2. This invention saves 125 minutes to 250 minutes of premium polyethylene production each year per reactor.
3. This invention preserves the high purity of the unreacted ethylene so that it can be recycled to extinction. This results in a production cost savings of over ten percent.
Description:
[0001] Low density polyethylene is produced from ethylene under very high
pressure. The process is exothermic; the conversion of ethylene to
polyethylene is limited by the high temperature of the reaction mixture.
[0002] High pressure ethylene exhibits a reverse Joule-Thompson effect as it expands. The hot polyethylene is heated higher by the expanding ethylene gas. Removing the hot ethylene from the polyethylene results in a time delay before the polyethylene is cooled. During this time period thermal fracturing of the polyethylene occurs. Some of the best properties of the polyethylene are lost.
[0003] This invention adds liquid ethylene to the hot froth as it exits the reactor to the high pressure separator. The hot polyethylene is cooled, and a higher quality product is produced.

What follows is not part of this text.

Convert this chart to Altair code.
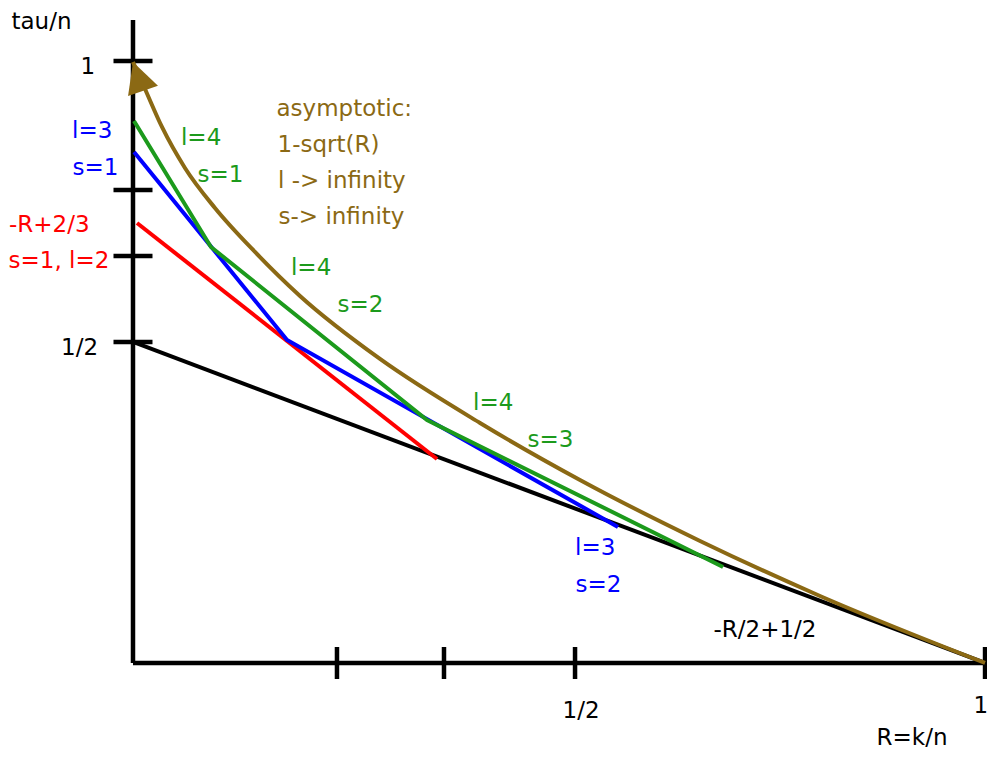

[0004] For example: there is approximately a twenty-five minute transit time for the poly ethylene from the time it leaves the reactor to the time it is cooled by the pelletizing water. If, during the production of a 2 melt index polyethylene, the transit of the polyethylene is delayed for an extra hour, the melt index deteriorates to several hundred. This invention stops the deterioration that occurs during the normal transit time. A higher quality polyethylene is the result.
[0005] The average reactor has five to ten downtimes per year of at least two hours. During this downtime the twenty-five minutes of production between the reactor and the water pelletizer are cooked to scrap. This invention saves 125 minutes to 250 minutes of premium polyethylene each year per reactor.
[0006] Very pure ethylene [99.94% plus] is used as feedstock. During production, fragments from the thermally cracking polyethylene contaminate the unreacted ethylene so that it cannot be recycled as feedstock. This invention preserves the high purity of the ethylene so that it can be recycled to extinction. This results in a production cost savings of over ten percent.
[0007] The desirable properties of polyethylene: haze, gloss, impact resistance, tensile strength, permeability etc. are adversely affected by the thermal cracking. Preservation of these properties by cooling with ethylene allows the production of products that can command a premium price.